Use of Spanish slowing fading away in new Hispanic generations

LAREDO, TX--Julian Pena and Seven Flores are two college students at Texas A&M International University.

They're both studying psychology.

Both speak English and both share Mexican roots. However, only one speaks Spanish.

Pena is a second generation Mexican-American.

"Some might be genuinely curious why I don't speak Spanish," he said.

Pena is part of a growing trend among Hispanics in the country who are being raised speaking mostly English.

"I wasn't really exposed to it when I was younger," Pena said.

Dr. Sergio Garza is a bilingual education expert from Texas A&M International University.

He believes society plays a factor.

That pushes teens like Pena to take on English as their first language.

"So therefore what actually happens is that then children tend to choose. 'Well I better practice my English, I better learn English because I am going to need it and if I want to be successful then I better start using it,'" Garza said.

A recent study found that 68 percent of Hispanic kids are growing up in homes where they only speak English.

That's up from up almost 60 percent in 2000.

"So eventually when they are going to grow up, what's going to happen? We better speak English, were going to go to the university, we have better have English because were going to get our degrees," said Garza.

A different study, focused on children of Mexican-Americans, finds Spanish is slowly fading away.

By the third generation, only 17 percent will speak it.

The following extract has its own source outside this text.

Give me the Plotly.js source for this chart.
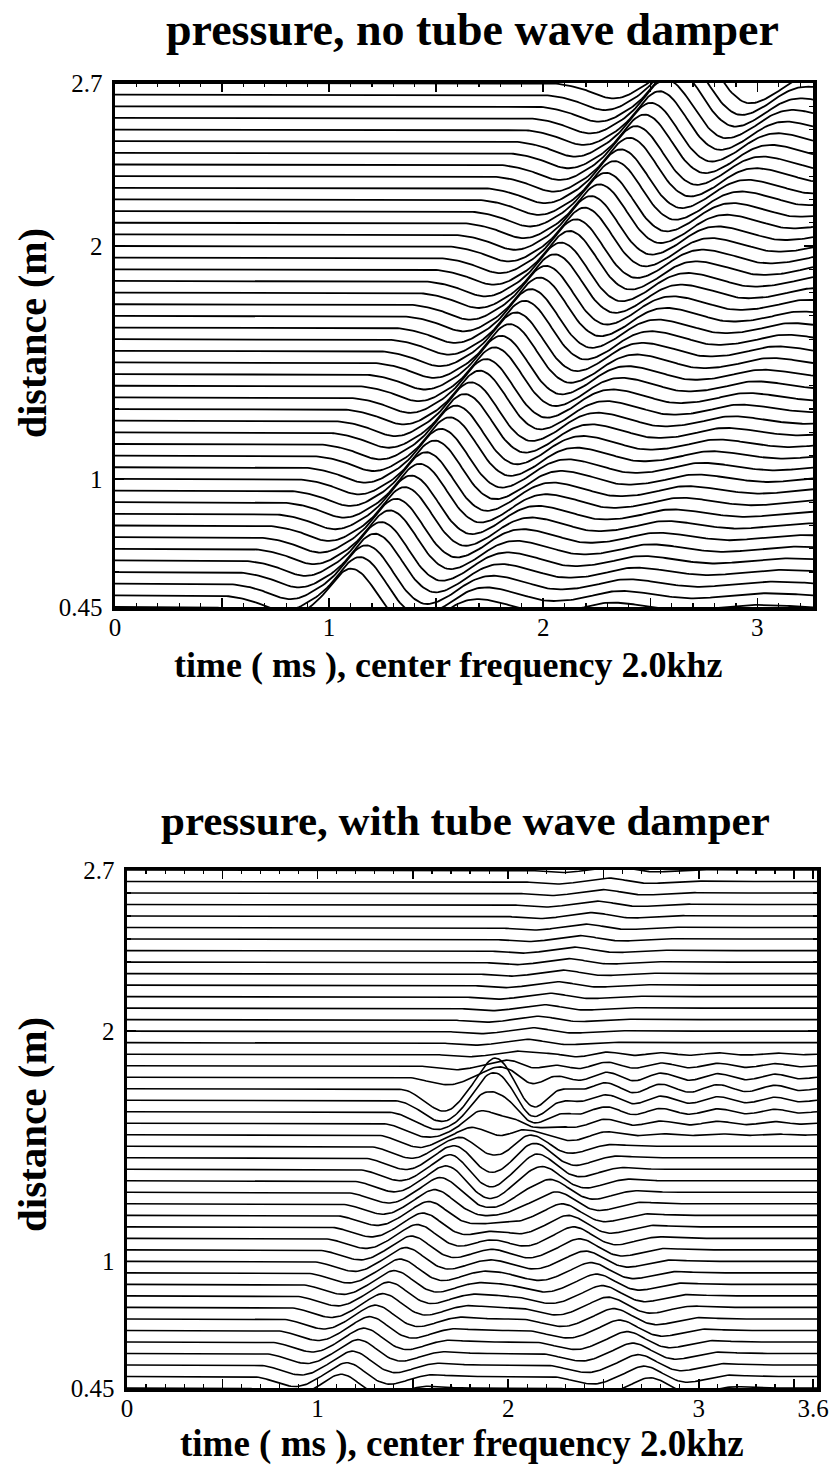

And about five percent by the fourth generation.

Gonzales said a language is more than just speaking.

"It gives you a sense of culture identity who you are and where you actually come from,"  said Gonzalez.

Seven Flores says being bilingual has opened his eyes to new cultural experiences. "Don't try to hide yourself from one culture don't be embarrassed whatsoever you'll see theirs benefits of being part of both cultures."